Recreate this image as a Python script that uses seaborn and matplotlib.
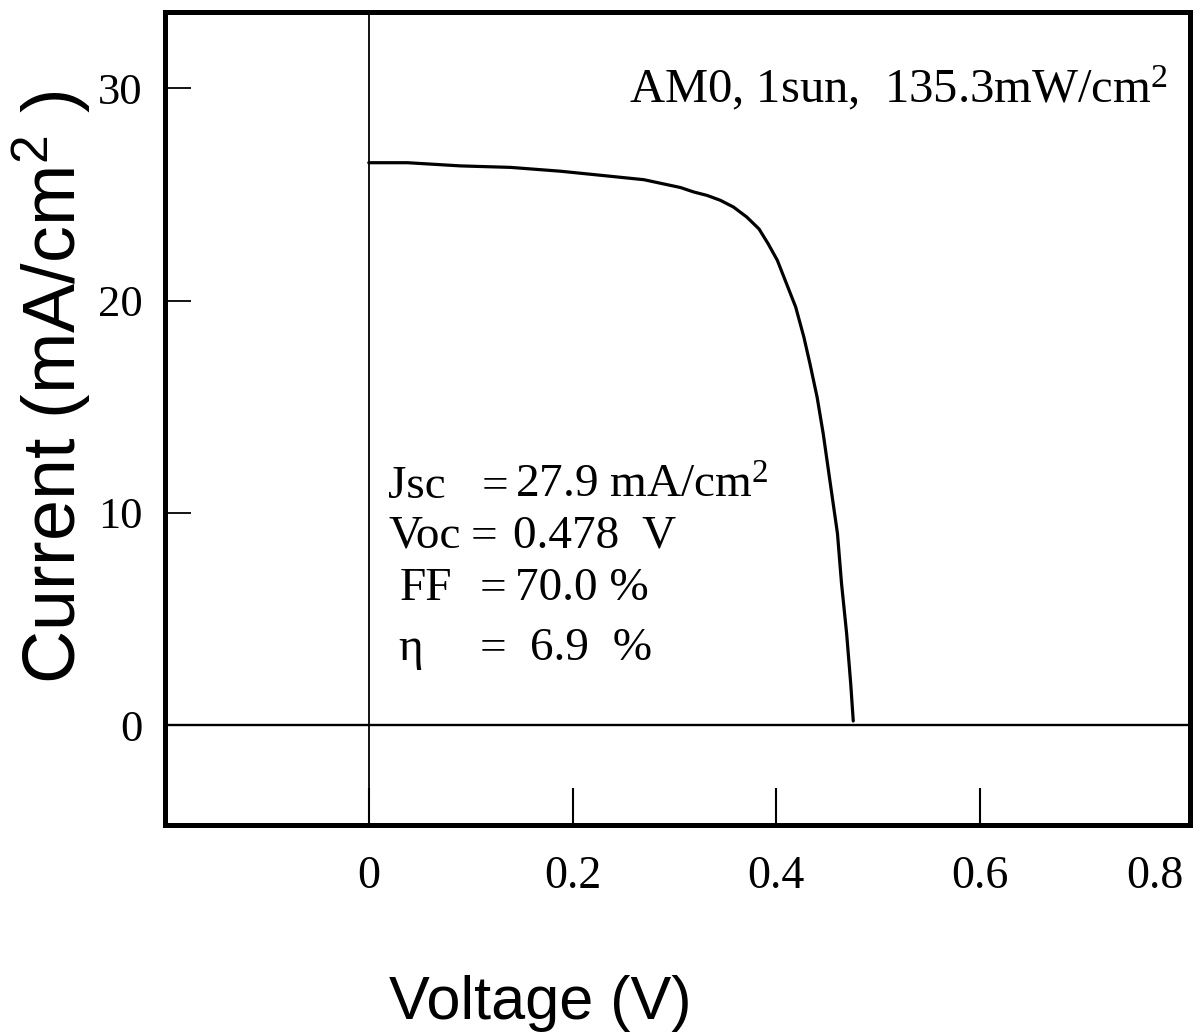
import matplotlib
matplotlib.use("Agg")
import matplotlib.pyplot as plt
import seaborn as sns
import numpy as np
import pandas as pd

# ---- data ----
voltage = [0.000, 0.038, 0.090, 0.139, 0.188, 0.221, 0.270, 0.306, 0.319, 0.332,
           0.345, 0.358, 0.371, 0.383, 0.392, 0.401, 0.410, 0.419, 0.427, 0.433,
           0.440, 0.446, 0.453, 0.460, 0.464, 0.469, 0.473, 0.4755]
current = [26.50, 26.50, 26.35, 26.28, 26.10, 25.94, 25.70, 25.33, 25.12, 24.96,
           24.73, 24.41, 23.94, 23.38, 22.68, 21.90, 20.80, 19.70, 18.29, 17.03,
           15.46, 13.74, 11.38, 9.03, 6.67, 4.32, 1.96, 0.20]
x_ticks = [0, 0.2, 0.4, 0.6, 0.8]
x_tick_labels = ["0", "0.2", "0.4", "0.6", "0.8"]
y_ticks = [0, 10, 20, 30]
y_tick_labels = ["0", "10", "20", "30"]
cond_text = "AM0, 1sun,  135.3mW/cm$\\mathregular{^2}$"
param_names = ["Jsc", "Voc", "FF", "\u03b7"]
param_values = ["27.9 mA/cm$\\mathregular{^2}$", "0.478  V", "70.0 %", "6.9  %"]

df = pd.DataFrame({"Voltage": voltage, "Current": current})

sns.set_theme(style="white")
plt.rcParams["font.family"] = ["Liberation Serif", "DejaVu Serif"]
plt.rcParams["text.color"] = "black"
plt.rcParams["axes.labelcolor"] = "black"
plt.rcParams["xtick.color"] = "black"
plt.rcParams["ytick.color"] = "black"

W, H = 1203, 1036
fig = plt.figure(figsize=(W / 100, H / 100), dpi=100)
L, R, T, B = 165, 1190, 12, 825
ax = fig.add_axes([L / W, 1 - B / H, (R - L) / W, (B - T) / H])

ax.axhline(0, color="black", lw=1.7, zorder=1)
ax.axvline(0, color="black", lw=1.3, zorder=1)
sns.lineplot(data=df, x="Voltage", y="Current", ax=ax, color="black", lw=2.3,
             sort=False, estimator=None, zorder=3)

ax.set_xlim(-0.2, 0.806)
ax.set_ylim(-4.7, 33.6)

ax.set_xticks(x_ticks)
ax.set_xticklabels(x_tick_labels, fontsize=33, family=["Liberation Serif"])
ax.set_yticks(y_ticks)
ax.set_yticklabels(y_tick_labels, fontsize=32, family=["Liberation Serif"])
ax.tick_params(axis="x", which="major", bottom=True, top=False, direction="in",
               length=27, width=1.5, pad=22, colors="black")
ax.tick_params(axis="y", which="major", left=True, right=False, direction="in",
               length=19, width=1.3, pad=16, colors="black")
ax.get_xticklabels()[-1].set_ha("right")
ax.xaxis.get_major_ticks()[-1].tick1line.set_visible(False)

for s in ax.spines.values():
    s.set_visible(True)
    s.set_color("black")
    s.set_linewidth(3.6)
ax.grid(False)

ax.set_xlabel("Voltage (V)", fontsize=44, family=["Liberation Sans"], va="center",
              color="black")
ax.xaxis.set_label_coords((540 - L) / (R - L), (B - 1003) / (B - T))
ax.set_ylabel("Current (mA/cm$\\mathregular{^2}$ )", fontsize=53,
              family=["Liberation Sans"], va="center", color="black")
ax.yaxis.set_label_coords((52 - L) / (R - L), (B - 387) / (B - T))


def fx(px):
    return px / W


def fy(py):
    return 1 - py / H


fig.text(fx(1168), fy(102), cond_text, fontsize=35, ha="right", va="baseline",
         family=["Liberation Serif"], color="black")

name_x = [388, 388, 400, 398]
eq_x = [482, 471, 480, 480]
val_x = [515, 513, 515, 530]
base_y = [498, 548, 600, 660]
for n, v, nx, ex, vx, by in zip(param_names, param_values, name_x, eq_x, val_x, base_y):
    fig.text(fx(nx), fy(by), n, fontsize=34, ha="left", va="baseline",
             family=["Liberation Serif"], color="black")
    fig.text(fx(ex), fy(by), "=", fontsize=34, ha="left", va="baseline",
             family=["Liberation Serif"], color="black")
    fig.text(fx(vx), fy(by), v, fontsize=34, ha="left", va="baseline",
             family=["Liberation Serif"], color="black")

fig.savefig("out.png", dpi=100, facecolor="white")
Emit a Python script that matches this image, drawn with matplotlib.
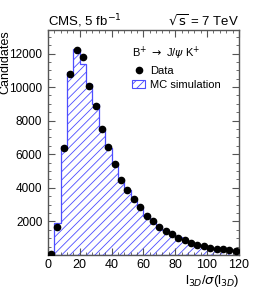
import numpy as np
import matplotlib
matplotlib.use("Agg")
import matplotlib.pyplot as plt
from matplotlib.patches import Patch
from matplotlib.lines import Line2D
from matplotlib.ticker import MultipleLocator

bin_edges = np.arange(0, 124, 4)
data_vals = [60, 1650, 6350, 10770, 12200, 11820, 10070, 8900, 7490, 6430,
             5440, 4470, 3875, 3330, 2840, 2340, 2000, 1690, 1450, 1240,
             1030, 870, 700, 600, 520, 440, 370, 350, 290, 220]
mc_vals = [30, 1880, 6500, 10900, 12250, 11350, 10180, 9000, 7450, 6350,
           5450, 4500, 3900, 3300, 2850, 2350, 2000, 1700, 1470, 1260,
           1050, 880, 720, 620, 540, 460, 390, 360, 300, 240]
xticks = [0, 20, 40, 60, 80, 100, 120]
yticks = [2000, 4000, 6000, 8000, 10000, 12000]

plt.rcParams['font.family'] = ['Liberation Sans', 'DejaVu Sans']
plt.rcParams['hatch.color'] = '#6a6aff'
plt.rcParams['hatch.linewidth'] = 0.6

fig = plt.figure(figsize=(2.66, 3.0), dpi=100)
ax = fig.add_axes([0.180, 0.150, 0.718, 0.75])

centers = (bin_edges[:-1] + bin_edges[1:]) / 2
ax.hist(centers, bins=bin_edges, weights=mc_vals, histtype='stepfilled',
        facecolor='white', edgecolor='#4d4dff', hatch='////', linewidth=0.9)
ax.plot(centers, data_vals, 'o', color='black', markersize=4.5, zorder=5)

ax.set_xlim(0, 120)
ax.set_ylim(0, 13400)
ax.set_xticks(xticks)
ax.set_yticks(yticks)
ax.xaxis.set_minor_locator(MultipleLocator(4))
ax.yaxis.set_minor_locator(MultipleLocator(500))
ax.tick_params(which='both', direction='in', top=True, right=True,
               color='#555555')
ax.tick_params(axis='y', labelsize=8.5, pad=4)
ax.tick_params(axis='x', labelsize=9, pad=3)
ax.tick_params(which='major', length=5)
ax.tick_params(which='minor', length=2.5)
for s in ax.spines.values():
    s.set_color('#555555')
    s.set_linewidth(1.0)

ax.set_ylabel('Candidates', fontsize=9, loc='top')
ax.yaxis.set_label_coords(-0.19, 1.0)
ax.set_xlabel(r'l$_{3D}$/$\sigma$(l$_{3D}$)', fontsize=9.5, loc='right', labelpad=1)
ax.set_title(r'CMS, 5 fb$^{-1}$', loc='left', fontsize=9.5, pad=2)
ax.set_title(r'$\sqrt{\rm s}$ = 7 TeV', loc='right', fontsize=9.5, pad=2)

handles = [Line2D([], [], marker='o', color='black', linestyle='none', markersize=4.5),
           Patch(facecolor='white', edgecolor='#4d4dff', hatch='////', linewidth=0.8)]
leg = ax.legend(handles, ['Data', 'MC simulation'],
                title=r'B$^{+}$ $\rightarrow$ J/$\psi$ K$^{+}$',
                loc='upper left', bbox_to_anchor=(0.40, 0.97), frameon=False,
                fontsize=8, title_fontsize=8, handlelength=1.2, handletextpad=0.4,
                labelspacing=0.35, borderpad=0.2)
leg._legend_box.align = 'left'
leg._legend_box.sep = 3

fig.savefig('out.png', dpi=100)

========================================

TASK BRIEF: Looking at the entries above, say how many lines contain the word "seaborn". Only the number is wanted.

SOLUTION TO THIS TASK: 2